Wood’s tormentor, without veiling his language, called the mayor a crook. “If ever existed a criminal whose coolness surpassed his crimes, it is the hero of these pages. If there ever lived a culprit whose callousness exceeded his criminality, it is our ‘model Mayor.’… Fernando Wood has been a depredator in the bank, in the counting house, at the merchant’s desk and in the mayoralty chair,” he said.48
The mayor paid no attention to charges such as these because they got in the way of his drive to be the president. That drive was a strenuous one. Wood worked hard to ingratiate himself with President Buchanan, but none of it made any impression on the president or people in his cabinet. Wood told Buchanan he had supported him and rounded up tens of thousands of votes for him in the 1856 elections. He then expecte
d Buchanan to back him for governor, but the president did not. Wood then decided to run for reelection to City Hall and told all who would listen that he had a letter from the president urging him to do so. When asked to produce it, Wood told all that he had “lost” the phantom letter.
Wood ignored Buchanan’s snubs and moved right on, setting his sights on the presidency and writing Buchanan that he could control all of New York City for him and had enormous influence with the city’s newspapers and would woo their editors in order to gain their support for the president.

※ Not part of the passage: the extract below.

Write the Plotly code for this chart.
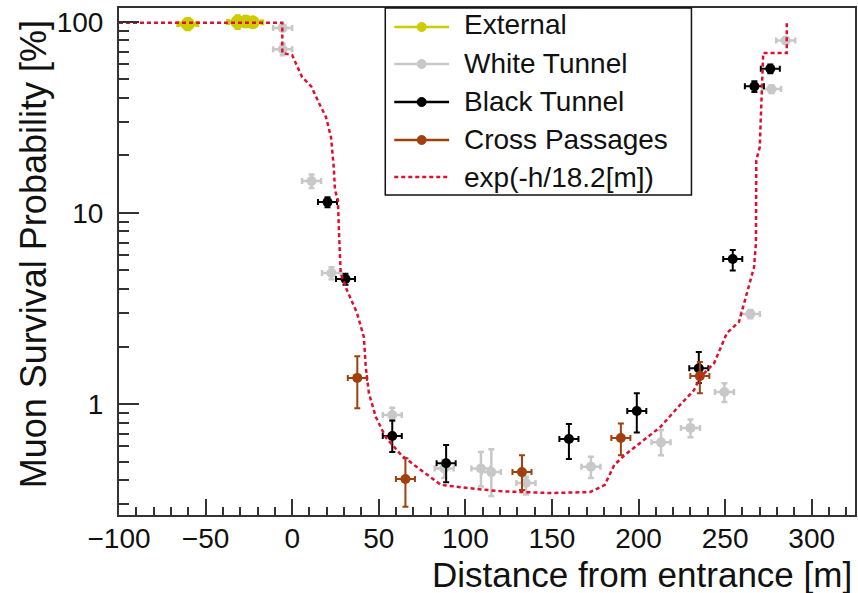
import plotly.graph_objects as go

# ---------------- data ----------------
ext_x = [-60.3, -31.5, -26.8, -22.8]
ext_y = [97.5, 100.0, 100.5, 99.5]
ext_ex = [5.5, 5.5, 5.5, 5.5]
ext_eup = [6.0, 7.0, 4.0, 4.0]
ext_edn = [6.0, 7.0, 4.0, 4.0]

wt_x = [-5.5, -5.5, 11.2, 22.7, 57.8, 87.8, 109.0, 115.0, 135.0, 172.5, 213.0, 230.0, 249.6, 264.6, 276.8, 285.0]
wt_y = [93.0, 72.0, 14.7, 4.85, 0.876, 0.46, 0.46, 0.44, 0.386, 0.47, 0.63, 0.75, 1.155, 2.96, 44.5, 80.0]
wt_ex = [5.5] * 16
wt_eup = [3.0, 5.0, 1.2, 0.35, 0.08, 0.05, 0.10, 0.14, 0.03, 0.06, 0.10, 0.08, 0.13, 0.15, 2.0, 3.0]
wt_edn = [3.0, 5.0, 1.2, 0.35, 0.06, 0.05, 0.09, 0.11, 0.05, 0.06, 0.09, 0.08, 0.13, 0.15, 2.0, 3.0]

bt_x = [20.4, 30.8, 57.8, 88.9, 159.8, 199.0, 234.8, 254.4, 266.9, 276.1]
bt_y = [11.4, 4.51, 0.68, 0.49, 0.656, 0.92, 1.54, 5.74, 46.0, 56.9]
bt_ex = [5.5] * 10
bt_eup = [0.7, 0.3, 0.14, 0.12, 0.13, 0.22, 0.33, 0.66, 3.0, 3.0]
bt_edn = [0.7, 0.3, 0.12, 0.10, 0.14, 0.21, 0.25, 0.74, 3.0, 3.0]

cp_x = [37.6, 65.4, 132.7, 189.8, 235.4]
cp_y = [1.37, 0.405, 0.44, 0.664, 1.40]
cp_ex = [5.5] * 5
cp_eup = [0.41, 0.115, 0.10, 0.126, 0.26]
cp_edn = [0.42, 0.115, 0.085, 0.124, 0.26]

model_x = [-100, -5.7, -5.7, 0, 5.7, 11, 15.5, 19.5, 22.4, 24, 24.7, 26.4, 27, 28, 31.6, 37.4,
           41.4, 42.5, 44.3, 48.3, 54, 63, 73, 86, 102, 119, 148, 172, 180.5, 186, 192, 201,
           212.6, 224, 232, 235.6, 243.7, 251, 258, 262.6, 266.7, 267.8, 268, 270, 271, 272,
           285.6, 285.6]
model_y = [99, 99, 68.8, 67, 51.5, 46, 37.6, 31.8, 25, 17.4, 13.2, 11.7, 8.1, 4.85, 3.95, 3.0,
           2.24, 1.56, 1.14, 0.855, 0.67, 0.54, 0.46, 0.377, 0.363, 0.35, 0.342, 0.346, 0.377, 0.48, 0.54, 0.625,
           0.758, 0.99, 1.18, 1.38, 1.64, 2.35, 2.69, 3.81, 5.2, 6.96, 18.9, 22.1, 42.4, 68.8,
           68.8, 100]

x_ticks = [-100, -50, 0, 50, 100, 150, 200, 250, 300]
y_ticks = [1, 10, 100]
y_ticktext = ["1", "10", "100"]
y_minor = [0.3, 0.4, 0.5, 0.6, 0.7, 0.8, 0.9, 2, 3, 4, 5, 6, 7, 8, 9, 20, 30, 40, 50, 60, 70, 80, 90]

legend_names = ["External", "White Tunnel", "Black Tunnel", "Cross Passages", "exp(-h/18.2[m])"]

C_EXT = "#cccc00"
C_WT = "#c8c8c8"
C_BT = "#000000"
C_CP = "#a0400d"
C_MOD = "#dd1030"
FONT = "Liberation Sans, Arial, Helvetica, sans-serif"

# ---------------- figure ----------------
W, H = 858, 593
ML, MR, MT, MB = 119, 1, 8, 78
PW, PH = W - ML - MR, H - MT - MB


def px2paper_x(px):
    return (px - ML) / PW


def px2paper_y(py):
    return (H - MB - py) / PH


fig = go.Figure()


def add_series(x, y, ex, eup, edn, color, name, msize=10, thick=2):
    fig.add_trace(go.Scatter(
        x=x, y=y, mode="markers", name=name, showlegend=False,
        marker=dict(color=color, size=msize, symbol="circle"),
        error_x=dict(type="data", array=ex, symmetric=True, color=color, thickness=thick, width=3),
        error_y=dict(type="data", array=eup, arrayminus=edn, symmetric=False,
                     color=color, thickness=thick, width=3),
    ))


add_series(ext_x, ext_y, ext_ex, ext_eup, ext_edn, C_EXT, legend_names[0], msize=14, thick=4)
add_series(wt_x, wt_y, wt_ex, wt_eup, wt_edn, C_WT, legend_names[1], msize=10, thick=2.5)
add_series(bt_x, bt_y, bt_ex, bt_eup, bt_edn, C_BT, legend_names[2])
add_series(cp_x, cp_y, cp_ex, cp_eup, cp_edn, C_CP, legend_names[3])

fig.add_trace(go.Scatter(
    x=model_x, y=model_y, mode="lines", name=legend_names[4], showlegend=False,
    line=dict(color=C_MOD, width=2.5, dash="4px,3px"),
))

# ---------------- manual legend (ROOT style) ----------------
shapes = []
annotations = []
box = dict(type="rect", xref="paper", yref="paper",
           x0=px2paper_x(386), x1=px2paper_x(693), y0=px2paper_y(195), y1=px2paper_y(8),
           line=dict(color="#111111", width=1.5), fillcolor="white", layer="above")
shapes.append(box)

line_y = [27, 64, 102, 140, 177]
text_y = [25, 63, 101, 139.5, 177]
colors = [C_EXT, C_WT, C_BT, C_CP, C_MOD]
for i, name in enumerate(legend_names):
    ly = px2paper_y(line_y[i])
    if i < 4:
        shapes.append(dict(type="line", xref="paper", yref="paper",
                           x0=px2paper_x(395), x1=px2paper_x(450), y0=ly, y1=ly,
                           line=dict(color=colors[i], width=2.5), layer="above"))
        shapes.append(dict(type="circle", xref="paper", yref="paper",
                           xsizemode="pixel", ysizemode="pixel",
                           xanchor=px2paper_x(422.5), yanchor=ly,
                           x0=-4.5, x1=4.5, y0=-4.5, y1=4.5,
                           fillcolor=colors[i], line=dict(color=colors[i], width=1), layer="above"))
    else:
        shapes.append(dict(type="line", xref="paper", yref="paper",
                           x0=px2paper_x(395), x1=px2paper_x(450), y0=ly, y1=ly,
                           line=dict(color=colors[i], width=2.5, dash="4px,3px"), layer="above"))
    annotations.append(dict(
        text=name, xref="paper", yref="paper", x=px2paper_x(463), y=px2paper_y(text_y[i]),
        xanchor="left", yanchor="middle", showarrow=False,
        font=dict(family=FONT, size=28, color="#111111"),
    ))

# axis titles (ROOT style: right / top aligned)
annotations.append(dict(
    text="Distance from entrance [m]", xref="paper", yref="paper",
    x=px2paper_x(856), y=px2paper_y(574), xanchor="right", yanchor="middle",
    showarrow=False, font=dict(family=FONT, size=35, color="#111111"),
))
annotations.append(dict(
    text="Muon Survival Probability [%]", xref="paper", yref="paper",
    x=px2paper_x(33), y=px2paper_y(18), xanchor="center", yanchor="top", textangle=-90,
    showarrow=False, font=dict(family=FONT, size=36, color="#111111"),
))

axis_color = "#333333"
fig.update_layout(
    width=W, height=H,
    margin=dict(l=ML, r=MR, t=MT, b=MB, pad=0),
    paper_bgcolor="white", plot_bgcolor="white",
    font=dict(family=FONT, color="#111111"),
    showlegend=False,
    shapes=shapes, annotations=annotations,
    xaxis=dict(
        range=[-100, 325], tickvals=x_ticks, ticks="inside", ticklen=16, tickwidth=1.5,
        tickcolor=axis_color, showline=True, linecolor=axis_color, linewidth=2, mirror=True,
        showgrid=False, zeroline=False, tickfont=dict(family=FONT, size=28, color="#111111"),
        ticklabelstandoff=-3,
        minor=dict(tick0=-100, dtick=10, ticks="inside", ticklen=8, tickwidth=1.5, tickcolor=axis_color),
    ),
    yaxis=dict(
        type="log", range=[-0.581, 2.073], tickvals=y_ticks, ticktext=y_ticktext,
        ticks="inside", ticklen=20, tickwidth=1.5, tickcolor=axis_color,
        showline=True, linecolor=axis_color, linewidth=2, mirror=True,
        showgrid=False, zeroline=False, tickfont=dict(family=FONT, size=28, color="#111111"),
        ticklabelstandoff=8,
        minor=dict(tickvals=y_minor, ticks="inside", ticklen=10, tickwidth=1.5, tickcolor=axis_color),
    ),
)

fig.write_html("out.html")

He did not know that Henry Wikoff, an old friend of Buchanan’s, had sent the president scathing denunciations of Wood. In one of his letters, Wikoff charged that the mayor was a cheat. In a second, he said he was a liar, and in a third, he said that Wood had “vaulting ambitions” for his own sake.49
His goal of running the country seemed very reachable to the mayor. Buchanan was elected in a three-way race in 1856 and appeared to be quite weak as a national leader and certain not to be renominated. The Republicans in 1860 would surely nominate New York senator William Seward for president. The Democrats seemed to be leaning toward Illinois senator Stephen Douglas, the popular “Little Giant” of American politics. Wood believed that Douglas’s support would fade if he was ever challenged on his fabled Kansas-Nebraska Act, which declared that if the people wanted slavery in the midwestern territories, they should have it. That idea made Douglas wildly popular in the slave-ridden South. What if the people voted against slavery in those same referendums, though? What would Douglas say about that? And wouldn’t the Democrats want a strong urban candidate from the Northeast such as Wood? He had a chance, and he would do all he could to grab it.